One concern is that since this has not semantically load bearing (yet) having a new first-class thing in the IR may be too heavy weight for what it’s trying to achieve.

Nothing new: I was thinking of module metadata

Metadata attached to a module using named metadata may not be dropped,

That might work, but that means targets that want to use this have to explicitly add this metadata to the IR during one of their initial passes. With the triple-based option, I was thinking that it will work on any existing IR as well. But without needing to create a target. So we can add something like Triple::getAddressSpaceNames() similar to Triple::computeDataLayout and then use that.

This is not a dynamic program property and should not be encoded in the module. It will introduce new edge cases for the compiler to deal with

No. The target would only be required it this information was put into CodeGen, where it shouldn’t be. This is more of an IR+ABI type information which should not depend on the target, similar to the other information in TargetParser

Thanks @arsenm. Does that mean adding a Triple::getAddressSpaceNames() that returns this mapping which is then used by the IR printer (and parser) is a feasible path forward?

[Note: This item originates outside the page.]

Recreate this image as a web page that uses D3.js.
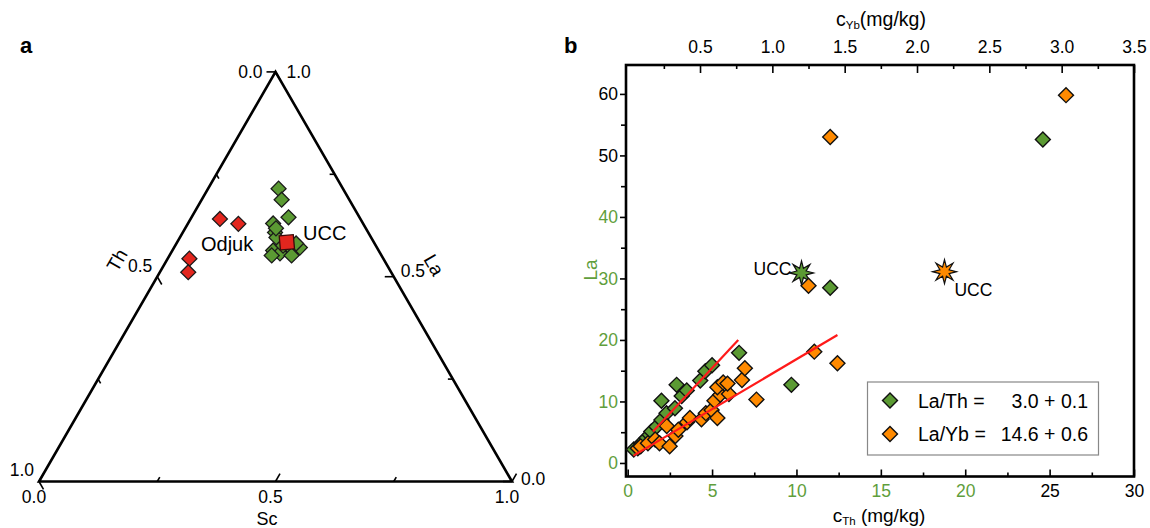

Probably shouldn’t implement this as a return direct 1:1 mapping, as the address space is a 24-bit value. You could implement this as a give-pretty-name string in the triple as a function of the address space number

Right, so something like StringRef Triple::getAddressSpaceName(unsigned AS). If we want parsing support, additionally std::optional<unsigned> Target::getAddressSpaceNumber(StringRef Name);. The parser/printer can cache these to avoid repeated calls if necessary. The name is required to be a single token if we want parsing support, else it can be a free form string that printed in a comment.